Vía Augusta
Alberto Grimaldi
Sánchez desencadenado
La playa es una película del año 2000 que narra el viaje de un mochilero estadounidense (Leonardo DiCaprio) en busca de una vida diferente en una isla secreta en el golfo de Tailandia. La película se rodó en la isla tailandesa de Phi Phi Leh y la playa aludida en el título es Maya Bay, una paradisíaca ensenada con acantilados de piedra caliza, aguas de color azul transparente, arrecifes de coral y una playa de blanquísima arena.
El cine primero y la televisión después popularizaron aquel idílico entorno y en 2015 los barcos hacían cola a la entrada de la bahía para anclar en su costa y desembarcar a una multitud de visitantes.

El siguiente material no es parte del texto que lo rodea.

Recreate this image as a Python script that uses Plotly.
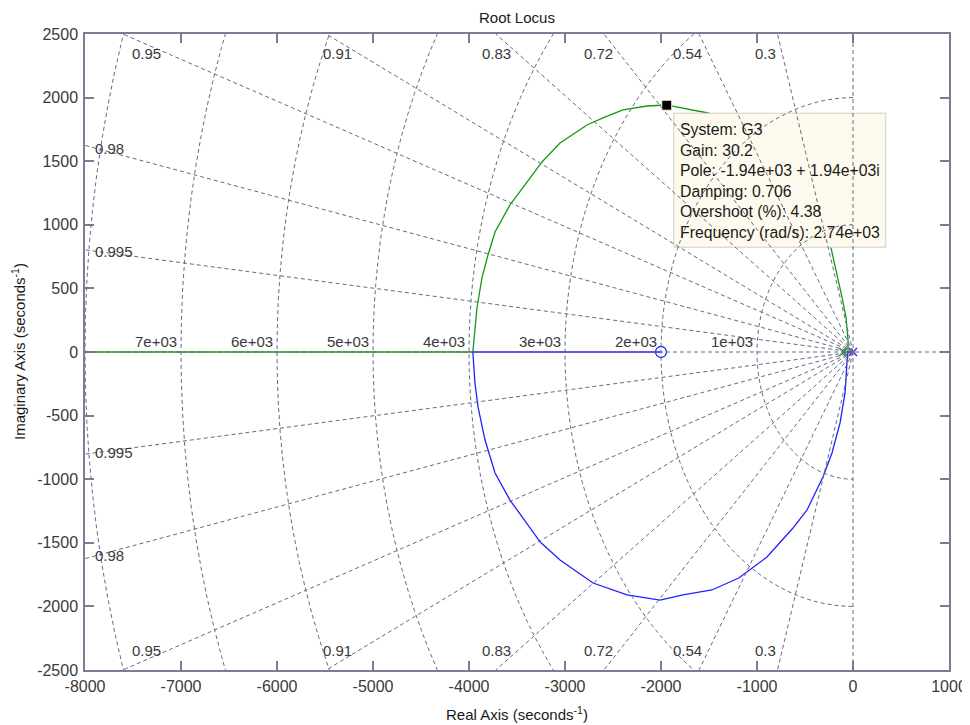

En 2017, la mayoría de los corales habían muerto y al año siguiente los cinco mil turistas que llegaban diariamente no podían siquiera sentarse en la arena. Maya Bay pasó de ser calificada en las guías de viajeros de paraíso a “lugar insufrible, sucio y ruidoso”. En 2018, las autoridades tailandesas cerraron la playa durante cuatro años y la reabrieron con restricciones: los barcos no pueden fondear en la bahía y solo 300 viajeros al día, a través de una pasarela y con la prohibición de bañarse, disponen de un máximo de una hora para visitarla. El éxito acabó con tan idílico enclave ya que su principal atractivo, tal como expresa el protagonista de la película, es el ser desconocido y ni siquiera las actuales medidas de control le devolverán la “virginidad” que encandiló al publico en el cine.
El mismo proceso de degradación lo están sufriendo los destinos turísticos más populares. Venecia (donde los turistas han expulsado a la población autóctona); Roma (con más “legionarios” alrededor del Coliseum que en tiempos de Vespasiano en busca de la propina por fotografiarse junto a los viajeros); las ruinas incas de Machu Picchu, hace un siglo apenas holladas por los pies de un occidental, reciben a diario 5.000 visitantes, tantos que hasta se han prohibido los palos de selfies por considerarlos objetos peligrosos en el maremágnum de gente que deambula por los vestigios del imperio incaico. El turismo se ha convertido una industria depredadora de personas y ecosistemas que utiliza cualquier reclamo natural, cultural o histórico para explotarlo hasta su autodestrucción. Eso sí, los lugares más remotos y exóticos, pero al modo de Disneylandia, esto es, con la misma comodidad y seguridad que el sofá de casa. No obstante, y para reactivar el negocio, los turoperadores ya buscan alternativas más emocionantes que ver la pirámide de Guiza desde un McDonald’s o disfrutar del Sahara en una jaima con aire acondicionado. El futuro está, por ejemplo, en vivir la experiencia de adentrarse en los claustrofóbicos túneles del Vietcong que construyeron los charlies o hacer una excursión (chaleco antibalas mediante) por las favelas que rodean Río de Janeiro.